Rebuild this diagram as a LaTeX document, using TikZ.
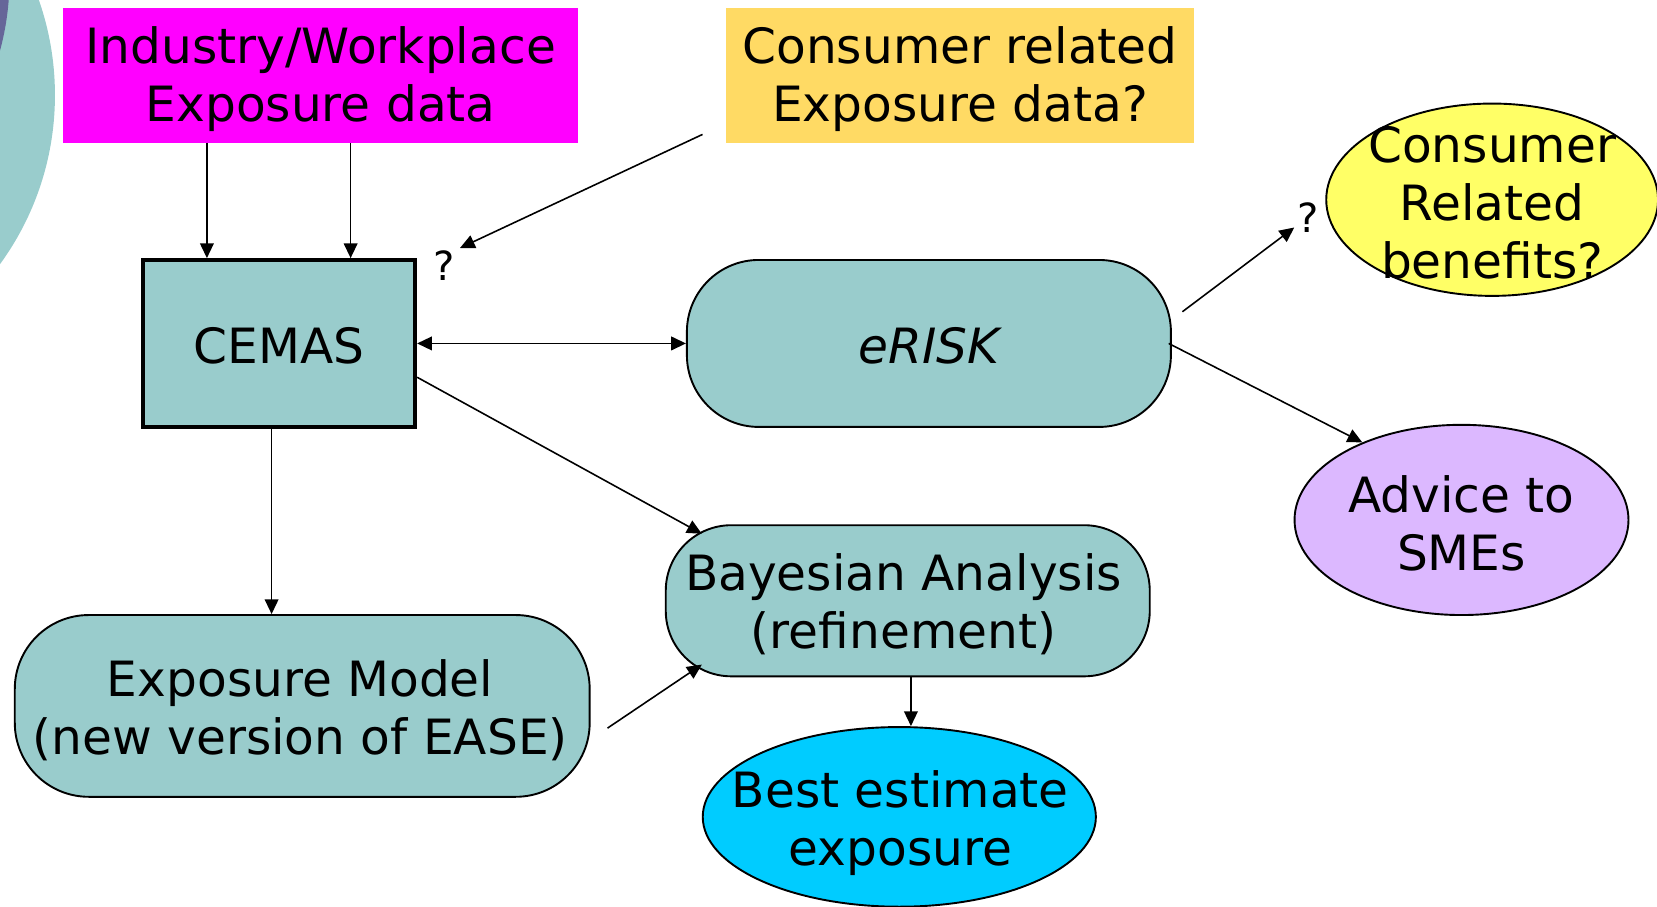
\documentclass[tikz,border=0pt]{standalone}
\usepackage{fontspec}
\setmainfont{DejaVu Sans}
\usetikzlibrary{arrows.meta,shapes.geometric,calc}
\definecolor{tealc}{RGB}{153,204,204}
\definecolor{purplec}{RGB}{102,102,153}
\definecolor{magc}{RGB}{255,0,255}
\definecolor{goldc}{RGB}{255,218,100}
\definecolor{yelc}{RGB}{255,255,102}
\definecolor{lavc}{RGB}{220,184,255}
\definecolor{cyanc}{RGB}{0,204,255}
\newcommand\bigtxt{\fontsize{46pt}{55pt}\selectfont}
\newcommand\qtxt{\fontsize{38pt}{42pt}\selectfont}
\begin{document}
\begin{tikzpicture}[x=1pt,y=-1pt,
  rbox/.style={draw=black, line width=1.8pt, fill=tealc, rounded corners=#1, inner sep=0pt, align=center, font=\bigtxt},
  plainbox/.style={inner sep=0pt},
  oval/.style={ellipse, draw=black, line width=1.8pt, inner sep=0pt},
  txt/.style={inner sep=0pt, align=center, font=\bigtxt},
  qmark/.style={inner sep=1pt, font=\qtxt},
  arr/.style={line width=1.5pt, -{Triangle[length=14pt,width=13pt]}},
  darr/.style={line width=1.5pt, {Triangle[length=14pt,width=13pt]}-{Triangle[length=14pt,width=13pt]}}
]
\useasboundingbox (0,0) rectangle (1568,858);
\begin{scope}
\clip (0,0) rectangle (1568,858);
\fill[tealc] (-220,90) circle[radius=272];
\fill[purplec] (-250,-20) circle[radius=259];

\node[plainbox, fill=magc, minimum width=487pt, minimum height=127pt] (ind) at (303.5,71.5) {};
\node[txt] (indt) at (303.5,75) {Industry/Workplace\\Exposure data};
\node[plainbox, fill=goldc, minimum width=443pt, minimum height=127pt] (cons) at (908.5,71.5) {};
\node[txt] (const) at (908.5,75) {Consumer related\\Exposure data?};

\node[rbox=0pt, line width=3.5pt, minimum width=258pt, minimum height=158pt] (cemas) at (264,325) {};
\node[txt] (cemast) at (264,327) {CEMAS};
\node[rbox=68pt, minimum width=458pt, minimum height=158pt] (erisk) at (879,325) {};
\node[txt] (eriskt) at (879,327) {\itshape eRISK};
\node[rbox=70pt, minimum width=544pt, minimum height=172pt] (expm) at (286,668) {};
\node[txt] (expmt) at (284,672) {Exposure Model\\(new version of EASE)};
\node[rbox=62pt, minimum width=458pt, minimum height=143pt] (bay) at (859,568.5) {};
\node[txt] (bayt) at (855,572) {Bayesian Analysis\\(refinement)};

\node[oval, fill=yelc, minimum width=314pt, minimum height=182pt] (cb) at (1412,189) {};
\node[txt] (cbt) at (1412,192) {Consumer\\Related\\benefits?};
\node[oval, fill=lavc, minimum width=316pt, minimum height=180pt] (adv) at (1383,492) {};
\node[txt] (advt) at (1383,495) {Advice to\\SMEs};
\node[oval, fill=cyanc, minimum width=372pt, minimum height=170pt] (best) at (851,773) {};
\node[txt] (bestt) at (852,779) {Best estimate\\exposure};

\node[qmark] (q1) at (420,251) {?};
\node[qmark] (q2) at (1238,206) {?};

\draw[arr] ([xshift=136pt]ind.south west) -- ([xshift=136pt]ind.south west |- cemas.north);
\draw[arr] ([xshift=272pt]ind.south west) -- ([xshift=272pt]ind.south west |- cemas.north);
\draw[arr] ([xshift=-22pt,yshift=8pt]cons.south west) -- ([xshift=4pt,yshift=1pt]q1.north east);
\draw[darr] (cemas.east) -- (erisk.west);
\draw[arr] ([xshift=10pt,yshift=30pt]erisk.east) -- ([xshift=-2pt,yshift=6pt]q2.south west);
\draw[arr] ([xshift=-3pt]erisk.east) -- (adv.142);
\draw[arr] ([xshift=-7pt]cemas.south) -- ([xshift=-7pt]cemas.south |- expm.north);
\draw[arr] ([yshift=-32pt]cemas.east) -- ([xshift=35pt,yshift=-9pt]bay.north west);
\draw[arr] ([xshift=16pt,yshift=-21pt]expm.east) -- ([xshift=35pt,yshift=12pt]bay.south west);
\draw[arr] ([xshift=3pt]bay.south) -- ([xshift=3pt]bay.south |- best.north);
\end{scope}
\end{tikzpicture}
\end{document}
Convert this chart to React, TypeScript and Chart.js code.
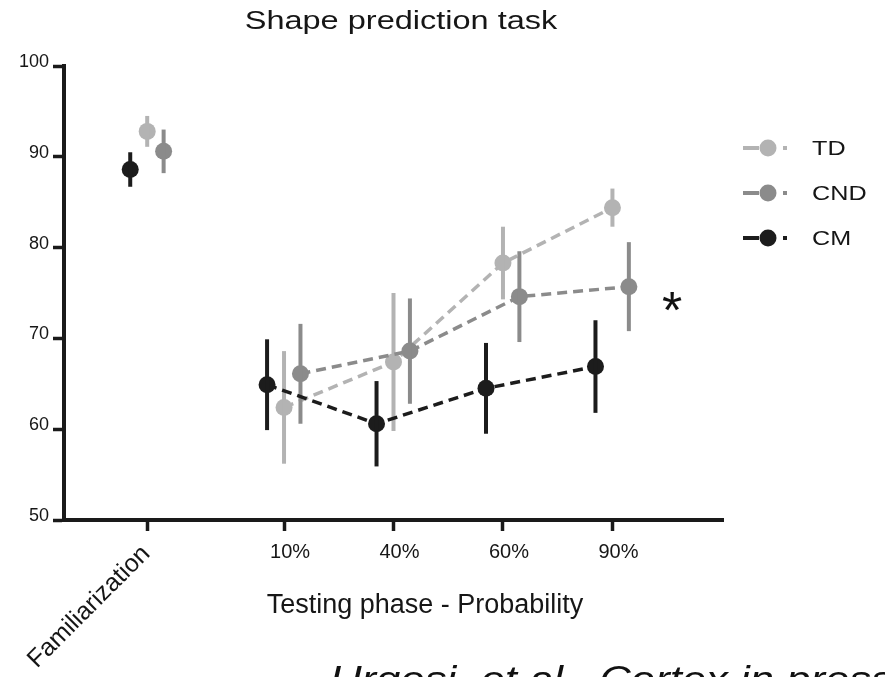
======
## YOUR INSTRUCTIONS
Exclude the images, then output the data above word for word.

## WRITTEN ANSWER
Rebuild this diagram as a LaTeX document, using TikZ.
\documentclass[tikz,border=0pt]{standalone}
\usepackage{fontspec}
\setmainfont{DejaVu Sans}
\usetikzlibrary{arrows.meta,shapes.geometric,calc}
\definecolor{tealc}{RGB}{153,204,204}
\definecolor{purplec}{RGB}{102,102,153}
\definecolor{magc}{RGB}{255,0,255}
\definecolor{goldc}{RGB}{255,218,100}
\definecolor{yelc}{RGB}{255,255,102}
\definecolor{lavc}{RGB}{220,184,255}
\definecolor{cyanc}{RGB}{0,204,255}
\newcommand\bigtxt{\fontsize{46pt}{55pt}\selectfont}
\newcommand\qtxt{\fontsize{38pt}{42pt}\selectfont}
\begin{document}
\begin{tikzpicture}[x=1pt,y=-1pt,
  rbox/.style={draw=black, line width=1.8pt, fill=tealc, rounded corners=#1, inner sep=0pt, align=center, font=\bigtxt},
  plainbox/.style={inner sep=0pt},
  oval/.style={ellipse, draw=black, line width=1.8pt, inner sep=0pt},
  txt/.style={inner sep=0pt, align=center, font=\bigtxt},
  qmark/.style={inner sep=1pt, font=\qtxt},
  arr/.style={line width=1.5pt, -{Triangle[length=14pt,width=13pt]}},
  darr/.style={line width=1.5pt, {Triangle[length=14pt,width=13pt]}-{Triangle[length=14pt,width=13pt]}}
]
\useasboundingbox (0,0) rectangle (1568,858);
\begin{scope}
\clip (0,0) rectangle (1568,858);
\fill[tealc] (-220,90) circle[radius=272];
\fill[purplec] (-250,-20) circle[radius=259];

\node[plainbox, fill=magc, minimum width=487pt, minimum height=127pt] (ind) at (303.5,71.5) {};
\node[txt] (indt) at (303.5,75) {Industry/Workplace\\Exposure data};
\node[plainbox, fill=goldc, minimum width=443pt, minimum height=127pt] (cons) at (908.5,71.5) {};
\node[txt] (const) at (908.5,75) {Consumer related\\Exposure data?};

\node[rbox=0pt, line width=3.5pt, minimum width=258pt, minimum height=158pt] (cemas) at (264,325) {};
\node[txt] (cemast) at (264,327) {CEMAS};
\node[rbox=68pt, minimum width=458pt, minimum height=158pt] (erisk) at (879,325) {};
\node[txt] (eriskt) at (879,327) {\itshape eRISK};
\node[rbox=70pt, minimum width=544pt, minimum height=172pt] (expm) at (286,668) {};
\node[txt] (expmt) at (284,672) {Exposure Model\\(new version of EASE)};
\node[rbox=62pt, minimum width=458pt, minimum height=143pt] (bay) at (859,568.5) {};
\node[txt] (bayt) at (855,572) {Bayesian Analysis\\(refinement)};

\node[oval, fill=yelc, minimum width=314pt, minimum height=182pt] (cb) at (1412,189) {};
\node[txt] (cbt) at (1412,192) {Consumer\\Related\\benefits?};
\node[oval, fill=lavc, minimum width=316pt, minimum height=180pt] (adv) at (1383,492) {};
\node[txt] (advt) at (1383,495) {Advice to\\SMEs};
\node[oval, fill=cyanc, minimum width=372pt, minimum height=170pt] (best) at (851,773) {};
\node[txt] (bestt) at (852,779) {Best estimate\\exposure};

\node[qmark] (q1) at (420,251) {?};
\node[qmark] (q2) at (1238,206) {?};

\draw[arr] ([xshift=136pt]ind.south west) -- ([xshift=136pt]ind.south west |- cemas.north);
\draw[arr] ([xshift=272pt]ind.south west) -- ([xshift=272pt]ind.south west |- cemas.north);
\draw[arr] ([xshift=-22pt,yshift=8pt]cons.south west) -- ([xshift=4pt,yshift=1pt]q1.north east);
\draw[darr] (cemas.east) -- (erisk.west);
\draw[arr] ([xshift=10pt,yshift=30pt]erisk.east) -- ([xshift=-2pt,yshift=6pt]q2.south west);
\draw[arr] ([xshift=-3pt]erisk.east) -- (adv.142);
\draw[arr] ([xshift=-7pt]cemas.south) -- ([xshift=-7pt]cemas.south |- expm.north);
\draw[arr] ([yshift=-32pt]cemas.east) -- ([xshift=35pt,yshift=-9pt]bay.north west);
\draw[arr] ([xshift=16pt,yshift=-21pt]expm.east) -- ([xshift=35pt,yshift=12pt]bay.south west);
\draw[arr] ([xshift=3pt]bay.south) -- ([xshift=3pt]bay.south |- best.north);
\end{scope}
\end{tikzpicture}
\end{document}
Convert this chart to React, TypeScript and Chart.js code.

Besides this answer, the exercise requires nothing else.